Optimization of the Curve and Horizontal Sections of ERD Multi-Lateral Wells

Verma, Chandresh (Saudi Aramco) | ElKawass, Amir A. (Saudi Aramco) | Mehrdad, Nadem (Saudi Aramco) | ElDeeb, Tarek (Saudi Aramco) | Qazi, Muhammad Q. (Saudi Aramco) | Galaby, Amir (Schlumberger) | Salaheldin, Ahmed (Schlumberger) | Fakih, Abdulqawi Al (Schlumberger) | Osman, Ahmed (Schlumberger) | Hammoutene, Cherif (Schlumberger)



While ERD multi-lateral wells in a large Middle East field are typically drilled in six to seven well bore sections, drilling the 8.5-in curve and the 6.125-in lateral sections represents more than 50 % of the total time spent drilling the well. Challenges while drilling the curve section with a motor include difficulty transferring weight to the bit while sliding and differential sticking in the highly poros zones of gas cap. The laterals, which can extend up to 12,500 ft of reservoir contact, are characterized by medium to hard compacted carbonate formations with high stick and slip tendency. This represents several challenges for drill-bit design engineers given that aggressive cutting structures are preferred to generate good rate of penetration even though this often leads to high bottom-hole assembly vibration. Trajectory control, hole cleaning and long circulating hours also represent significant challenges.

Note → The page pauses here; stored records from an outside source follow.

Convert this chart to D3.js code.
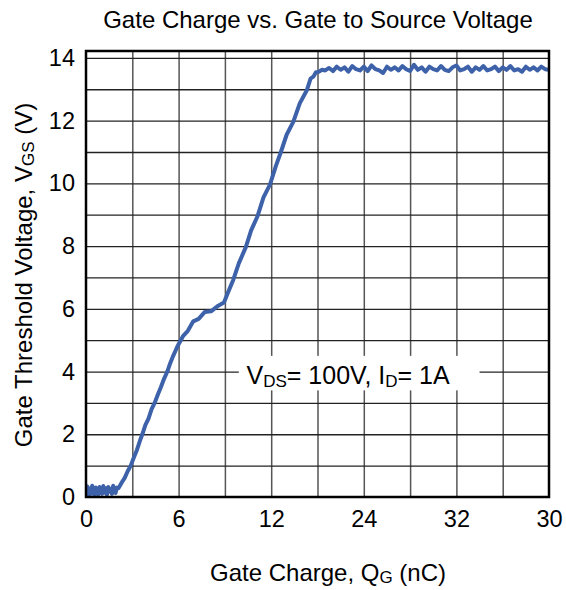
<!DOCTYPE html>
<html>
<head>
<meta charset="utf-8">
<script src="https://cdn.jsdelivr.net/npm/d3@7"></script>
<style>
  body { margin: 0; background: #fff; }
  text { font-family: "Liberation Sans", Arial, sans-serif; fill: #000; }
</style>
</head>
<body>
<svg width="566" height="590"></svg>
<script>
// tick labels as printed on the original
const xTickValues = [0, 6, 12, 18, 24, 30];
const xTickLabels = ["0", "6", "12", "24", "32", "30"];
const yTickValues = [0, 2, 4, 6, 8, 10, 12, 14];

// gate charge (nC)
const qg = [
  0, 0.08, 0.16, 0.24, 0.32, 0.4, 0.48, 0.56, 0.64, 0.72, 0.8, 0.88, 0.96,
  1.04, 1.12, 1.2, 1.28, 1.36, 1.44, 1.52, 1.6, 1.68, 1.76, 1.84, 1.92, 2.0,
  2.1, 2.3, 2.5, 2.7, 2.9, 3.1, 3.3, 3.5, 3.65, 3.85, 4.05, 4.25, 4.45, 4.65,
  4.85, 5.05, 5.27, 5.45, 5.65, 5.85, 6.0, 6.3, 6.6, 6.95, 7.3, 7.7, 8.1, 8.57,
  8.94, 9.2, 9.54, 9.9, 10.35, 10.7, 11.12, 11.5, 11.92, 12.3, 12.6, 13.0, 13.43,
  13.85, 14.3, 14.55, 14.73, 14.9, 15.05, 15.3,
  15.5, 15.75, 16.0, 16.25, 16.5, 16.75, 17.0, 17.25, 17.5, 17.75, 18.0, 18.25,
  18.5, 18.75, 19.0, 19.25, 19.5, 19.75, 20.0, 20.25, 20.5, 20.75, 21.0, 21.25,
  21.5, 21.75, 22.0, 22.25, 22.5, 22.75, 23.0, 23.25, 23.5, 23.75, 24.0, 24.25,
  24.5, 24.75, 25.0, 25.25, 25.5, 25.75, 26.0, 26.25, 26.5, 26.75, 27.0, 27.25,
  27.5, 27.75, 28.0, 28.25, 28.5, 28.75, 29.0, 29.25, 29.5, 29.75, 30.0
];
// gate-source voltage (V) at each point above
const vgs = [
  0.15, 0.34, 0.06, 0.27, 0.1, 0.36, 0.16, 0.04, 0.3, 0.2, 0.08, 0.32, 0.22,
  0.1, 0.35, 0.14, 0.28, 0.07, 0.32, 0.17, 0.26, 0.1, 0.36, 0.2, 0.13, 0.3,
  0.28, 0.45, 0.6, 0.82, 1.0, 1.26, 1.5, 1.8, 2.0, 2.3, 2.5, 2.8, 3.0, 3.26,
  3.5, 3.76, 4.0, 4.26, 4.5, 4.72, 4.87, 5.14, 5.3, 5.6, 5.68, 5.9, 5.92, 6.1,
  6.2, 6.52, 6.92, 7.45, 7.96, 8.5, 8.96, 9.55, 9.96, 10.55, 10.96, 11.55, 11.96,
  12.55, 12.96, 13.34, 13.4, 13.54, 13.55, 13.62,
  13.6, 13.68, 13.58, 13.72, 13.62, 13.7, 13.56, 13.74, 13.64, 13.6, 13.72, 13.58,
  13.76, 13.64, 13.6, 13.52, 13.72, 13.62, 13.7, 13.6, 13.74, 13.64, 13.58, 13.78,
  13.62, 13.7, 13.56, 13.72, 13.64, 13.6, 13.74, 13.62, 13.58, 13.7, 13.76, 13.6,
  13.64, 13.72, 13.56, 13.7, 13.62, 13.74, 13.6, 13.64, 13.72, 13.58, 13.7, 13.62,
  13.74, 13.6, 13.64, 13.56, 13.72, 13.62, 13.7, 13.6, 13.72, 13.64, 13.62
];

const data = qg.map((q, i) => ({q: q, v: vgs[i]}));

const svg = d3.select("svg");
const margin = {left: 86, right: 17, top: 51, bottom: 93};
const W = +svg.attr("width");
const H = +svg.attr("height");
const width = W - margin.left - margin.right;
const height = H - margin.top - margin.bottom;

const xScale = d3.scaleLinear().domain([0, 30]).range([margin.left, margin.left + width]);
const yScale = d3.scaleLinear().domain([0, 14.22]).range([margin.top + height, margin.top]);

// grid
svg.append("g")
  .attr("transform", "translate(0," + (margin.top + height) + ")")
  .call(d3.axisBottom(xScale).tickValues(d3.range(3, 30, 3)).tickSize(-height).tickFormat(""))
  .call(g => g.select(".domain").remove())
  .call(g => g.selectAll("line").attr("stroke", "#555").attr("stroke-width", 1.5));

svg.append("g")
  .attr("transform", "translate(" + margin.left + ",0)")
  .call(d3.axisLeft(yScale).tickValues(d3.range(1, 15, 1)).tickSize(-width).tickFormat(""))
  .call(g => g.select(".domain").remove())
  .call(g => g.selectAll("line").attr("stroke", "#222").attr("stroke-width", 1.3));

// trace
svg.append("clipPath").attr("id", "plot")
  .append("rect")
  .attr("x", margin.left).attr("y", margin.top)
  .attr("width", width).attr("height", height);

const line = d3.line().x(d => xScale(d.q)).y(d => yScale(d.v));
svg.append("path")
  .datum(data)
  .attr("clip-path", "url(#plot)")
  .attr("fill", "none")
  .attr("stroke", "#3d62a9")
  .attr("stroke-width", 4)
  .attr("stroke-linejoin", "round")
  .attr("d", line);

// annotation box
svg.append("rect")
  .attr("x", xScale(9.9)).attr("y", yScale(4.5))
  .attr("width", xScale(25.5) - xScale(9.9)).attr("height", yScale(3.4) - yScale(4.5))
  .attr("fill", "#fff");

const note = svg.append("text")
  .attr("x", xScale(10.4)).attr("y", yScale(3.6))
  .style("font-size", "25px");
note.append("tspan").text("V");
note.append("tspan").text("DS").style("font-size", "17px").attr("dy", 3);
note.append("tspan").text("= 100V, I").attr("dy", -3);
note.append("tspan").text("D").style("font-size", "17px").attr("dy", 3);
note.append("tspan").text("= 1A").attr("dy", -3);

// frame
svg.append("rect")
  .attr("x", margin.left).attr("y", margin.top)
  .attr("width", width).attr("height", height)
  .attr("fill", "none").attr("stroke", "#000").attr("stroke-width", 2.5);

// tick labels
svg.append("g")
  .attr("transform", "translate(0," + (margin.top + height) + ")")
  .call(d3.axisBottom(xScale).tickValues(xTickValues).tickSize(0).tickPadding(13)
    .tickFormat((d, i) => xTickLabels[i]))
  .call(g => g.select(".domain").remove())
  .call(g => g.selectAll("text").style("font-size", "23.5px")
    .style("font-family", "'Liberation Sans', Arial, sans-serif").attr("fill", "#000"));

svg.append("g")
  .attr("transform", "translate(" + margin.left + ",0)")
  .call(d3.axisLeft(yScale).tickValues(yTickValues).tickSize(0).tickPadding(11))
  .call(g => g.select(".domain").remove())
  .call(g => g.selectAll("text").style("font-size", "23.5px")
    .style("font-family", "'Liberation Sans', Arial, sans-serif").attr("fill", "#000"));

// title
svg.append("text")
  .attr("x", 318).attr("y", 28)
  .attr("text-anchor", "middle")
  .style("font-size", "24px")
  .text("Gate Charge vs. Gate to Source Voltage");

// x label
const xl = svg.append("text")
  .attr("x", 328).attr("y", 581)
  .attr("text-anchor", "middle")
  .style("font-size", "24px");
xl.append("tspan").text("Gate Charge, Q");
xl.append("tspan").text("G").style("font-size", "17px").attr("dy", 2);
xl.append("tspan").text(" (nC)").attr("dy", -2);

// y label
const yl = svg.append("text")
  .attr("transform", "translate(32,275) rotate(-90)")
  .attr("text-anchor", "middle")
  .style("font-size", "24px");
yl.append("tspan").text("Gate Threshold Voltage, V");
yl.append("tspan").text("GS").style("font-size", "17px").attr("dy", 2);
yl.append("tspan").text(" (V)").attr("dy", -2);
</script>
</body>
</html>
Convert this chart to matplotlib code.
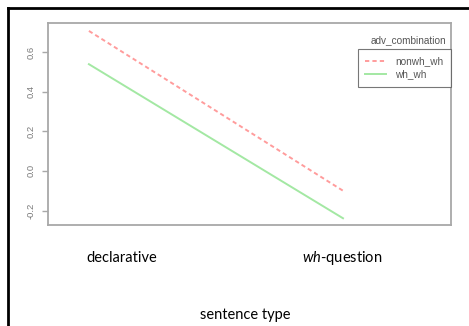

This paper will present details of the engineering analysis performed to optimize both 8.5-in and 6.125-in wellbore sections.

For the curve section, the first step was to change the drill string from 5 in to 4 in which considerably reduced the time taken to change the string prior to drilling the laterals. This change of drill string was accompanied by the use of a rotary steerable system and a PDC bit. This was a combination that had never been implemented since the field discovery in 1968. These changes resulted in performance improvements in excess of 50 %.

For the laterals, the engineering analysis resulted in the need of a completely new bit design. The cutting structure was modified to provide a more aggressive bit to formation interaction, and the gauge contact with the formation was enhanced to maintain the bit and BHA stability. The resulting design broke the field rotary steerable ROP record by 28 %. The bit drilled the highest single run footage in the field (12,698 ft) at the highest ROP (96.93 ft/hr) with a rotary steerable system. This was further complemented by optimizing the drilling practices and well bore cleaning practices allowing the elimination of several conditioning trips within the long laterals which resulted in three days of savings in a three lateral well.

The paper will conclude with a discussion regarding the reduced injury exposure that resulted from changing the drill string earlier within the well and a review of further improvement opportunities.